Will the ADQ survive to fight again without Mario Dumont?


 

Who wants to lead the ADQ? No one.

In 2007 the ADQ had a spectacular breakthrough, capturing 41 seats and becoming the official opposition party in Quebec. But now it seems that success provided the party with little more than a higher pedestal from which to fall. After collecting a meagre seven seats in December’s election, the ADQ has now been stripped of official party status and has seen its charismatic founder and leader walk away from politics. A compelling leadership race could have been just the thing to get the party back on its feet. The only problem is that no one seems to want Mario Dumont’s job.

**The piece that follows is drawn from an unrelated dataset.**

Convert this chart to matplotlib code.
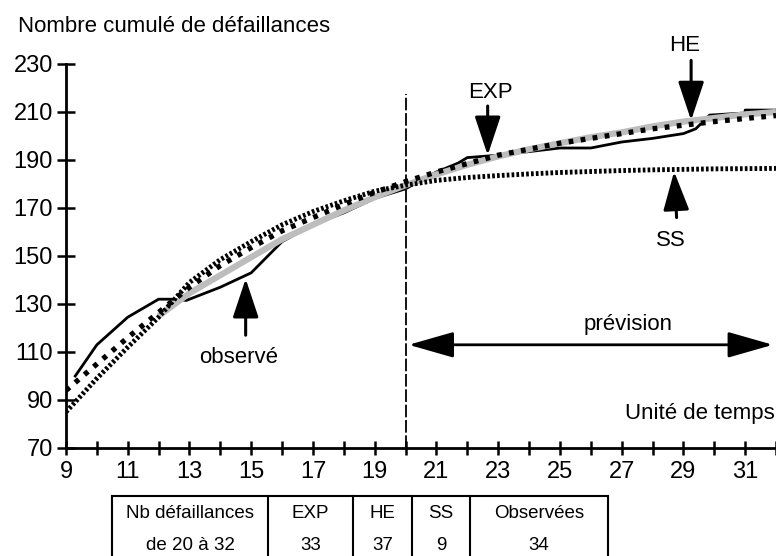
import matplotlib.pyplot as plt
from matplotlib.lines import Line2D

plt.rcParams['font.family'] = ['Liberation Sans', 'DejaVu Sans']

# -------------------------------
# Data
# -------------------------------
obs_t = [9.3, 10, 11, 12, 12.4, 12.9, 14, 15, 16, 17, 18, 19, 20, 21, 21.7, 22, 23, 24, 25, 26, 27, 28, 29, 29.4, 29.85, 31, 31, 32]
obs_y = [100, 113, 124.5, 132, 132, 131.5, 137, 143, 156, 163, 168, 174, 178, 185, 188.7, 191, 192, 193.5, 195, 195, 197.5, 199, 201, 203, 208.7, 209.6, 210.8, 210.8]

model_t = list(range(9, 33))
exp_y = [94, 105, 116, 126.5, 137, 146, 153.5, 160.5, 166, 171.5, 176.5, 181, 185, 188.5, 192, 194.5, 197, 199, 201, 203, 204.5, 206, 207.3, 208.5]
ss_y = [85, 99, 112, 124.5, 139, 148.5, 156, 163, 168.5, 173, 177, 179.5, 181.5, 182.7, 183.5, 184.2, 184.8, 185.2, 185.6, 185.9, 186.1, 186.3, 186.4, 186.5]

he_t = list(range(12, 33))
he_y = [125, 134.5, 142, 149.5, 157, 163, 169, 174.5, 179.5, 184, 188, 191.5, 194.5, 197, 199.5, 201.5, 204, 206, 207.5, 209, 210]

table_header = ["Nb défaillances", "EXP", "HE", "SS", "Observées"]
table_row = ["de 20 à 32", "33", "37", "9", "34"]

# -------------------------------
# Figure
# -------------------------------
W, H = 776, 556
fig = plt.figure(figsize=(W / 100, H / 100), dpi=100)
ax = fig.add_axes([66 / W, 108 / H, (W - 66) / W, (448 - 64) / H])
ax.set_xlim(9, 32)
ax.set_ylim(70, 230)

ax.plot(obs_t, obs_y, color='black', lw=2.0, zorder=2)
ax.plot(he_t, he_y, color='#bdbdbd', lw=4.5, solid_capstyle='butt', zorder=3)
ax.plot(model_t, ss_y, color='black', lw=3.5, linestyle=(0, (0.55, 0.45)), zorder=4)
ax.plot(model_t, exp_y, color='black', lw=3.8, linestyle=(0, (0.9, 1.4)), zorder=5)

# forecast start
ax.plot([20, 20], [70, 217.5], color='black', lw=1.3, linestyle=(0, (7, 1.5)), zorder=1)

# axes style
for s in ['top', 'right']:
    ax.spines[s].set_visible(False)
for s in ['left', 'bottom']:
    ax.spines[s].set_linewidth(2)
ax.set_yticks(range(70, 231, 20))
ax.set_xticks(range(9, 33))
ax.set_xticklabels([str(t) if t % 2 == 1 else '' for t in range(9, 33)])
ax.tick_params(axis='y', direction='inout', length=13, width=1.8, labelsize=17, pad=3)
ax.tick_params(axis='x', direction='inout', length=10, width=1.8, labelsize=17, pad=4)

# annotations
arr = dict(arrowstyle='-|>,head_length=1.2,head_width=0.4', mutation_scale=20,
           color='black', lw=2.2, shrinkA=0, shrinkB=0)
ax.annotate('', xy=(14.82, 140.5), xytext=(14.82, 117), arrowprops=arr)
ax.text(14.6, 107.5, 'observé', fontsize=16, ha='center', va='center')
ax.annotate('', xy=(22.66, 192), xytext=(22.66, 212.5), arrowprops=arr)
ax.text(22.75, 218, 'EXP', fontsize=16, ha='center', va='center')
ax.annotate('', xy=(29.25, 206.5), xytext=(29.25, 231.5), arrowprops=arr, annotation_clip=False)
ax.text(29.05, 237.5, 'HE', fontsize=16, ha='center', va='center', clip_on=False)
ax.annotate('', xy=(28.7, 185.2), xytext=(28.78, 166), arrowprops=arr)
ax.text(28.6, 156.5, 'SS', fontsize=16, ha='center', va='center')

dbl = dict(arrowstyle='<|-|>,head_length=1.4,head_width=0.4', mutation_scale=20,
           color='black', lw=2.0, shrinkA=0, shrinkB=0)
ax.annotate('', xy=(20.1, 113), xytext=(31.9, 113), arrowprops=dbl)
ax.text(27.2, 121.5, 'prévision', fontsize=16, ha='center', va='center')
ax.text(31.95, 84.5, 'Unité de temps', fontsize=16, ha='right', va='center')

fig.text(18 / W, 1 - 27 / H, 'Nombre cumulé de défaillances', fontsize=16, ha='left', va='center')

# -------------------------------
# Table below the chart
# -------------------------------
col_edges = [112, 268, 353, 412, 470, 608]
top = 496
fig.add_artist(Line2D([col_edges[0] / W, col_edges[-1] / W], [1 - top / H, 1 - top / H],
                      color='black', lw=1.5))
for xe in col_edges:
    fig.add_artist(Line2D([xe / W, xe / W], [1 - top / H, 0], color='black', lw=1.5))
for i in range(len(table_header)):
    xc = (col_edges[i] + col_edges[i + 1]) / 2 / W
    fig.text(xc, 1 - 514 / H, table_header[i], fontsize=13.5, ha='center', va='center')
    fig.text(xc, 1 - 546 / H, table_row[i], fontsize=13.5, ha='center', va='center')

fig.savefig('out.png', dpi=100)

To date, none of the rumoured candidates have stepped forward to confirm they will seek the party leadership. In fact, the only leadership-related news from the ADQ has come from those announcing they won’t be running. Coupled with the party’s marginal role in Quebec’s National Assembly, the dearth of quality leadership candidates doesn’t bode well for the ADQ’s future. “It’s the first hint that it’s not going to be easy to keep this ship afloat,” says Pierre Martin, a political science professor at the Université de Montreal. “Normally, in a party that has even the slimmest chance to play an important role, if not eventually take power, there should be at least minimal interest.”

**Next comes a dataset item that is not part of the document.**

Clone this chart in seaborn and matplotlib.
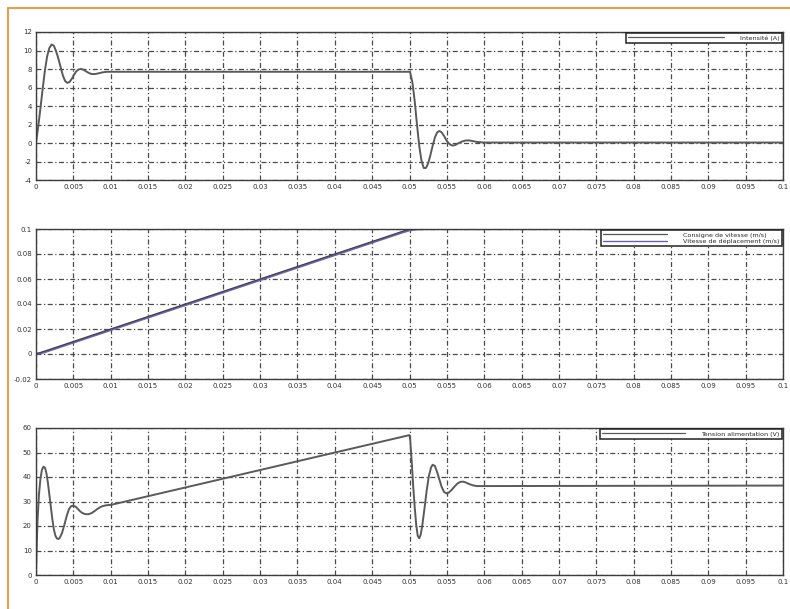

Premier Jean Charest’s new-found nationalist appeal complicates things even further. If the ADQ is to regain its political footing and fulfill the promise it showed in 2007, it will have to do so in an increasingly crowded corner of Quebec’s political spectrum. Centre-right federalists with nationalist bona fides have suddenly become plentiful in the province. Most daunting of all, however, is the prospect of having to do it without Dumont at the helm.

All 125 ADQ candidates from the last election will be holding a meeting later this month where leadership issues are expected to be discussed. But for now, Dumont remains the only leader the ADQ has ever had. Unless he convinces someone else it’s a job worth having, it just might stay that way for good.


 

Who wants to lead the ADQ? No one.

  1. Congradulations on yet another negative article on the ADQ.

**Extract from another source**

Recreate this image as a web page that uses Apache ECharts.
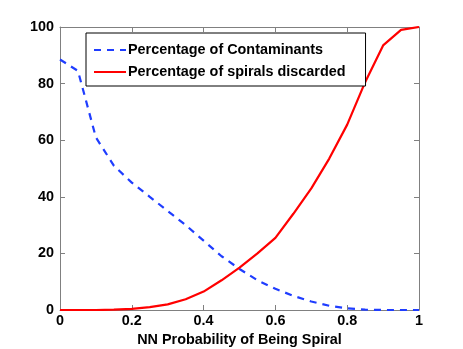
<!DOCTYPE html>
<html>
<head>
<meta charset="utf-8">
<script src="https://cdn.jsdelivr.net/npm/echarts@6/dist/echarts.min.js"></script>
<style>
  html, body { margin: 0; padding: 0; background: #fff; }
  #main { width: 463px; height: 349px; }
</style>
</head>
<body>
<div id="main"></div>
<script>
// NN probability thresholds
var probs = [0, 0.05, 0.1, 0.15, 0.2, 0.25, 0.3, 0.35, 0.4, 0.45, 0.5,
             0.55, 0.6, 0.65, 0.7, 0.75, 0.8, 0.85, 0.9, 0.95, 1];
var contaminants = [88.5, 84.5, 61, 51, 45, 40, 35, 30, 24.5, 19, 14.5,
                    10.5, 7.5, 5, 3, 1.5, 0.6, 0.1, 0, 0, 0];
var spiralsDiscarded = [0, 0, 0, 0.1, 0.4, 1, 2, 3.8, 6.5, 10.5, 15,
                        20, 25.5, 34, 43, 53.5, 65.5, 80.5, 93.5, 99, 100];
var xTicks = [0, 0.2, 0.4, 0.6, 0.8, 1];
var yTicks = [0, 20, 40, 60, 80, 100];

function pairs(ys) {
    return probs.map(function (x, i) { return [x, ys[i]]; });
}

var font = 'Liberation Sans, Arial, Helvetica, sans-serif';
var fs = 14.4;
var axisGray = '#808080';

var myChart = echarts.init(document.getElementById('main'));

var baseX = {
    type: 'value',
    min: xTicks[0], max: xTicks[xTicks.length - 1], interval: 0.2,
    axisLine: { show: true, onZero: false, lineStyle: { color: axisGray, width: 1 } },
    axisTick: { show: true, inside: true, length: 5, lineStyle: { color: axisGray } },
    splitLine: { show: false }
};
var baseY = {
    type: 'value',
    min: yTicks[0], max: yTicks[yTicks.length - 1], interval: 20,
    axisLine: { show: true, onZero: false, lineStyle: { color: axisGray, width: 1 } },
    axisTick: { show: true, inside: true, length: 5, lineStyle: { color: axisGray } },
    splitLine: { show: false }
};

myChart.setOption({
    animation: false,
    textStyle: { fontFamily: font },
    grid: { left: 60, right: 44, top: 27, bottom: 39, outerBoundsMode: 'none' },
    legend: {
        orient: 'vertical',
        left: 86, top: 33,
        width: 279,
        padding: [10, 20, 7, 7],
        itemGap: 8,
        itemWidth: 32, itemHeight: 16,
        borderColor: '#000', borderWidth: 1,
        backgroundColor: '#fff',
        itemStyle: { opacity: 0 },
        textStyle: { fontFamily: font, fontSize: fs, fontWeight: 'bold', color: '#000', padding: [0, 0, 0, -3] },
        data: ['Percentage of Contaminants', 'Percentage of spirals discarded']
    },
    xAxis: [
        Object.assign({}, baseX, {
            position: 'bottom',
            name: 'NN Probability of Being Spiral',
            nameLocation: 'middle', nameGap: 21,
            nameTextStyle: { fontFamily: font, fontSize: fs, fontWeight: 'bold', color: '#000' },
            axisLabel: {
                fontFamily: font, fontSize: fs, fontWeight: 'bold', color: '#000', margin: 4,
                formatter: function (v) { return String(v); }
            }
        }),
        Object.assign({}, baseX, { position: 'top', axisLabel: { show: false } })
    ],
    yAxis: [
        Object.assign({}, baseY, {
            position: 'left',
            axisLabel: { fontFamily: font, fontSize: fs, fontWeight: 'bold', color: '#000', margin: 6 }
        }),
        Object.assign({}, baseY, { position: 'right', axisLabel: { show: false } })
    ],
    series: [
        {
            name: 'Percentage of Contaminants',
            type: 'line',
            data: pairs(contaminants),
            showSymbol: false, symbol: 'none',
            smooth: false,
            color: '#1f3dff',
            lineStyle: { color: '#1f3dff', width: 2.2, type: [7, 6] }
        },
        {
            name: 'Percentage of spirals discarded',
            type: 'line',
            data: pairs(spiralsDiscarded),
            showSymbol: false, symbol: 'none',
            smooth: false,
            color: '#ff0000',
            lineStyle: { color: '#ff0000', width: 2.2 }
        }
    ]
});
</script>
</body>
</html>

    In all your article reflects a rather erroneous opinion.

    First, and most notably, the reunion of ADQ party candidates was held earlier in the month (January 17th in Drummondville), rather than later this month (your article was written 4 days after the reunion) as your article inaccurately states.

    Second, there are at least three unofficial candidates who are visibly campaigning for the position. They are François Bonnardel – the party’s finance critic, Éric Caire – Health critic, and who newcomer Gérard Deltell has already openly thrown his support behind, and Sébastien Proulx – the former House Leader for the party. Even hothead Huntingdon mayor Stéphane Gendron has expressed interest (even if it is unwanted). In passing and for future reference, his blog is suprisingly well informed and is almost obsessively focused on the ADQ.

    If Paul Martin, or more recently Ignatieff, were any lesson to us, a candidate need not openly declare his candidacy to be a candidate in the running for the head of a political party.

    Finally the ADQ has given itself approximately one to two years for choosing a new party leader. This was already a point of contention in the meeting which just passed, and will likely remain contentious when the party votes on a timeline at the next bi-annual meeting.

    It is safe to say that no candidate should openly declare himself two years ahead of time. Who wants to lead the ADQ? Mario Dumont, for one. He is, afterall, still the head of the party. And a slew of aforementioned younger candidates are yapping at his heels.

    Now thats more than can be said in regards to forseeable replacements for Jean Charest (who will likely seek replacement towards the end of his third term) or Pauline Marois (who had health issues during the campaign).